Additionally, long-running transactions can take up an inordinate amount of compute resources, which can negatively impact other transactions.
Monitoring slow transactions isn't as straight-forward. There are two main ways we can get a list of slow transactions. The simplest is to sort the list of transactions by duration, and look at the length and frequency of our longest-running transactions. As we discussed under the response time section, I recommend singling out any transaction that takes over 500ms for the average web application.
A more involved way would be to look at the transactions with durations above your 95th percentile response times. Similarly, you could use any percentile you like. However, for the resource-constrained small dev team, I would not recommend lowering that percentile too much.
Either way, once you have a list of long-running transaction types, you can optionally sort them further by calculating the overall time taken by a given transaction type over a unit of time. For example, for a long-running SQL query which takes an average of 1.3 s to run, and has run 1,000 times over the last seven days, simply multiply 1.3*1000 = 1300s / week. Calculate this for each of your transaction types to get a sense of which transaction types to prioritize first. Typically, the one that requires the most time overall is likely to be the one you should work on first. However, other factors such as memory/CPU usage during those transactions may influence that as well.
This is the last of the three metrics we'll look at in this article. Before I conclude, however, a quick note on how we should and should not monitor:
As a developer, it's all too easy to fall into the habit of what I call reactive firefighting, or responding only or primarily to reported issues or bugs. These issues are easy to prioritize, as it is clear that a user is already experiencing an issue or downtime. However, while you are busy fighting the fire, the fire is continuing to damage application downtime or cause some other issue.

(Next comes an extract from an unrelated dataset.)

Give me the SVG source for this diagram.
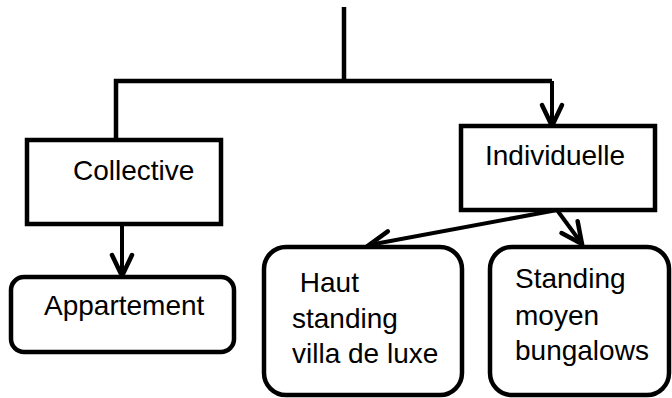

Proactive monitoring is the best way to reduce the number of fires that start in the first place. In essence, you need to monitor your metrics on a regular basis. This is proactive because it requires you or your team to look at your application response time, error rate, and slow transactions before users report any issues. By reviewing your metrics on a regular basis, you can identify issues before users report them, and you can proactively address errors or bottlenecks that could become larger problems.
Additionally, monitoring your metrics regularly will give you a sense of what is “normal” and what is abnormal for your application. As mentioned earlier, metrics are the most helpful in illuminating relative rather than absolute performance. Heroku recommends creating a review document each time you look at your metrics. Forming this habit will allow you to track how your application performs over time.
In this article, I have laid out three basic metrics to get you started on your application monitoring journey! However, response time, error rate, and slow transactions are just the beginning. For a more detailed overview of application performance monitoring, I recommend Heroku’s guide.
For those who are ready to dive into the world of Site Reliability Engineering, Google’s page and book are hard to beat, and free! That said, this is a field which can feel quite alien for the average app developer, so I recommend monitoring something small rather than nothing at all.